I was then invited by the foundation to visit Guaria de Osa, their paradise lodge in Costa Rica which is working to protect endangered turtles. Owing to people collecting the eggs to eat, the turtles have become threatened. Guaria de Osa have set up a voluntary programme to survey the beach every night and dig up and move the eggs to a protected area. When the time comes and the baby turtles surface they are then moved to the beach and released for their long journey. It is incredible how far they travel and to think that from four years old they return every year to the same beach where they were born. Only one in every 1,000 turtles survive to adulthood. I was blessed enough to be there at the right time to help release these cute baby green turtles ready for their long adventure.
Seeing the millions of small pieces of plastic rubbish on the beach I started to fill empty plastic bottles.

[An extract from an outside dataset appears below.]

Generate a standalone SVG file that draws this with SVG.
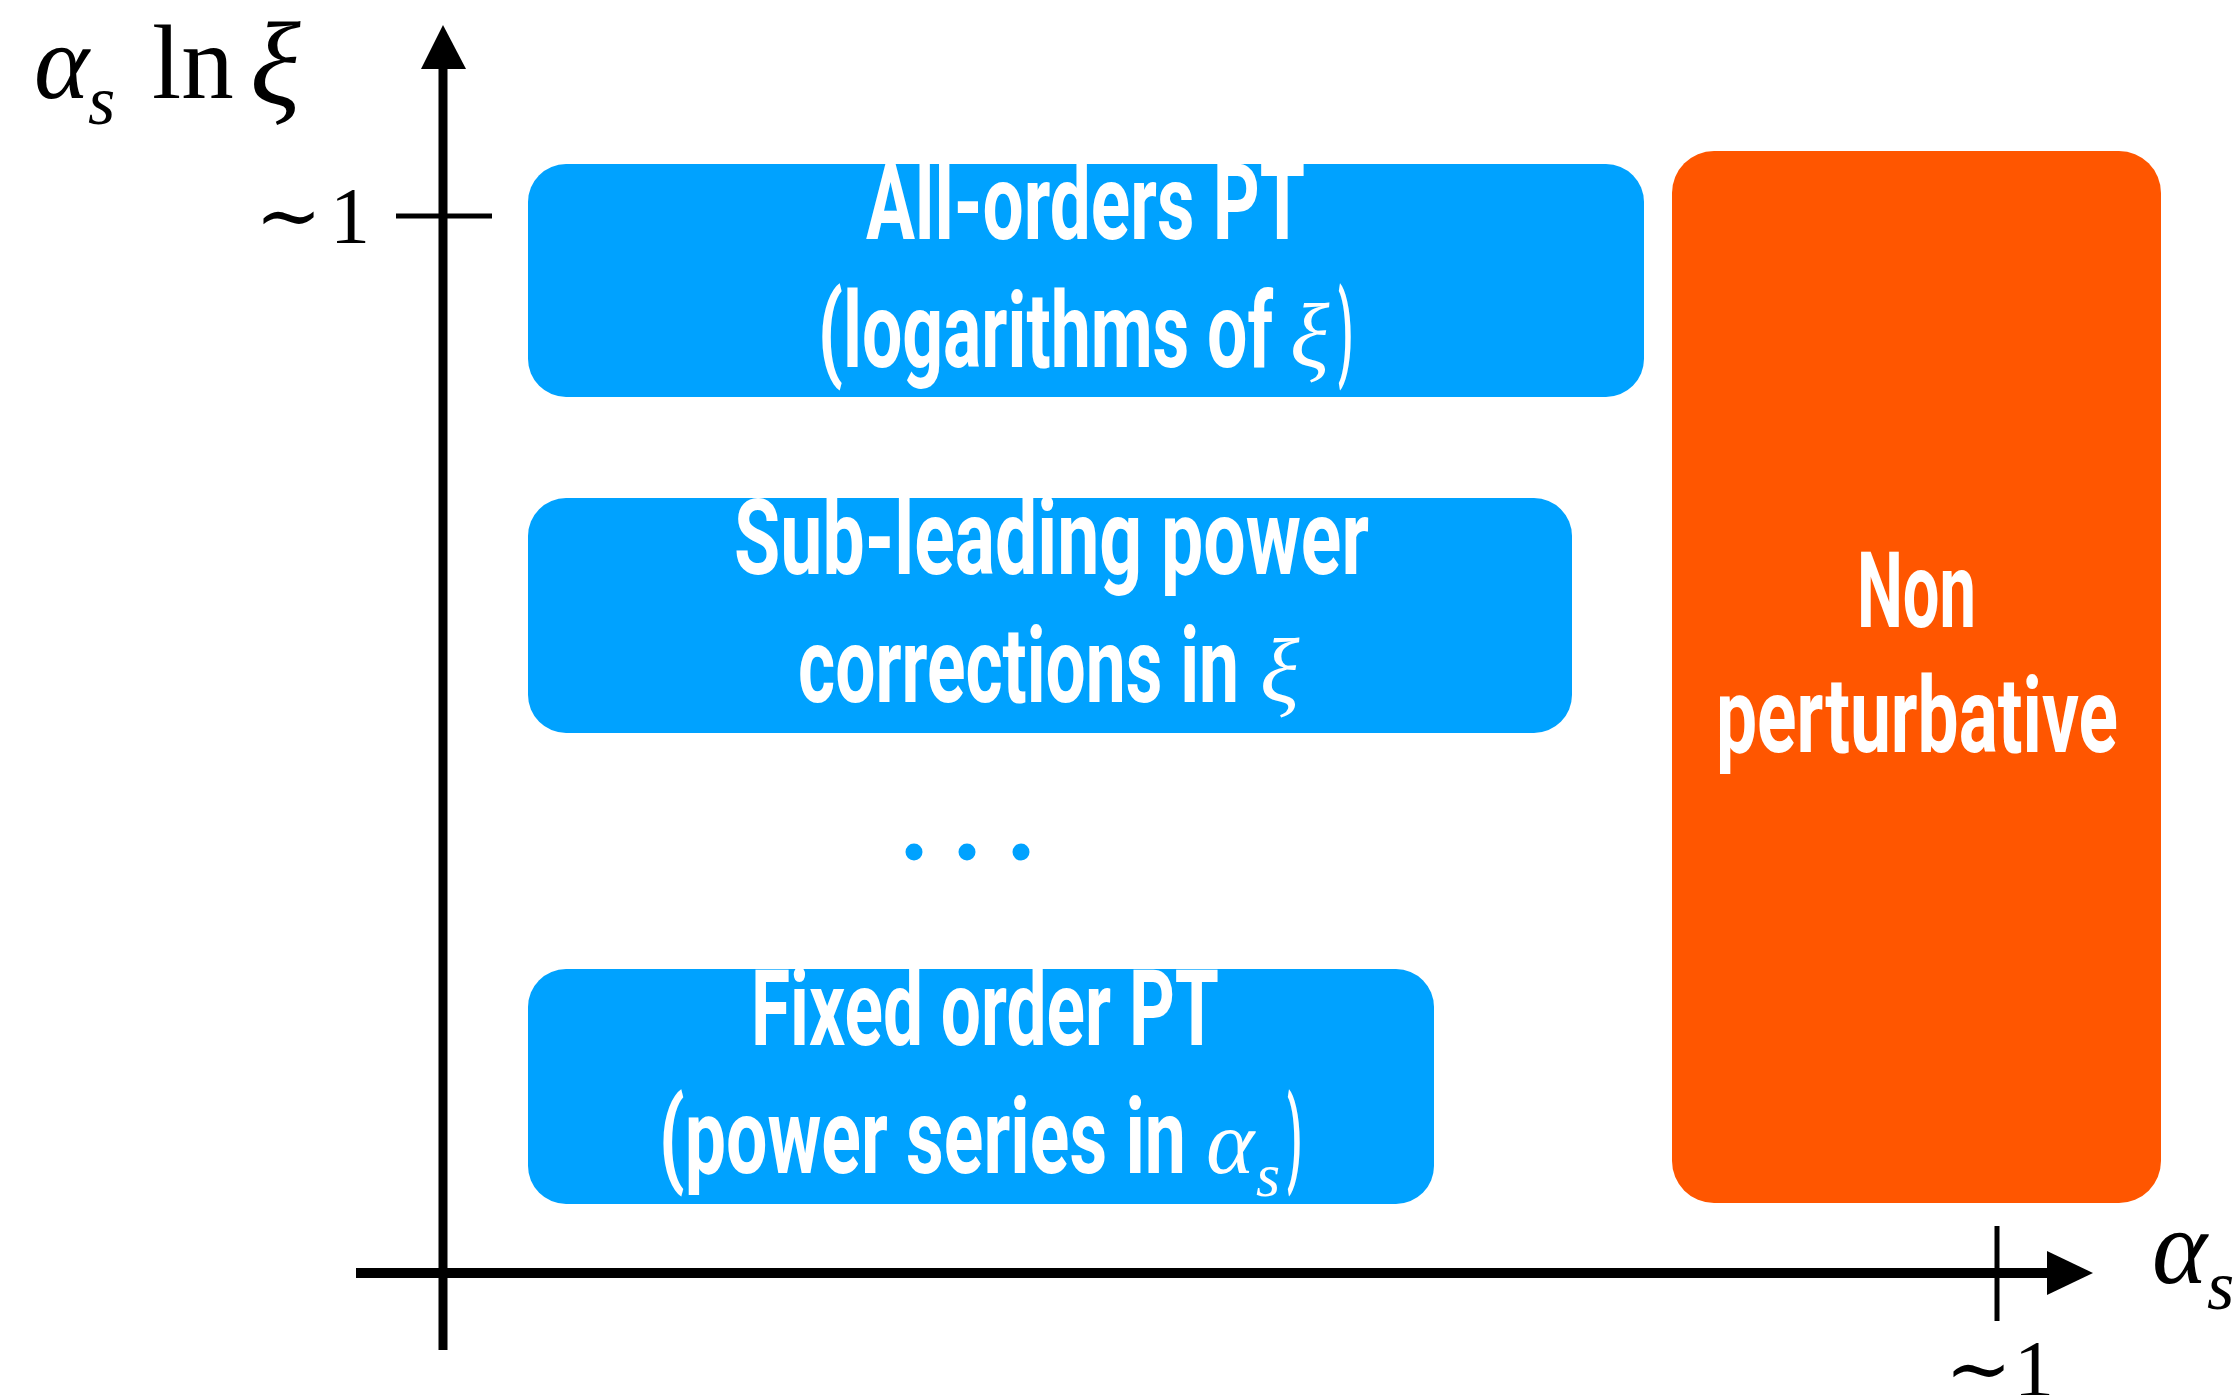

The volunteers seemed keen to build an environmental centre as it highlights one of the threats to the turtles who mistakenly eat the plastic.
Back in the capital of Costa Rica, San Jose one of the coordinators of the Peace Centre heard I was coming and invited me to show 'Blood of the Amazon' followed by a Q and A. It was then I found out that the Ecuadorian Government have a full write-up about the film in Spanish on their Yasuni ITT website.
I also spoke to the Department of Environment about the new proposed law of Ecocide.
A great stop off and a recharge on my way to Ecuador.
As always I had taken on a huge amount of work and ended up flat out for almost the entire duration of my trip. It makes me laugh when people think I have gone on holiday.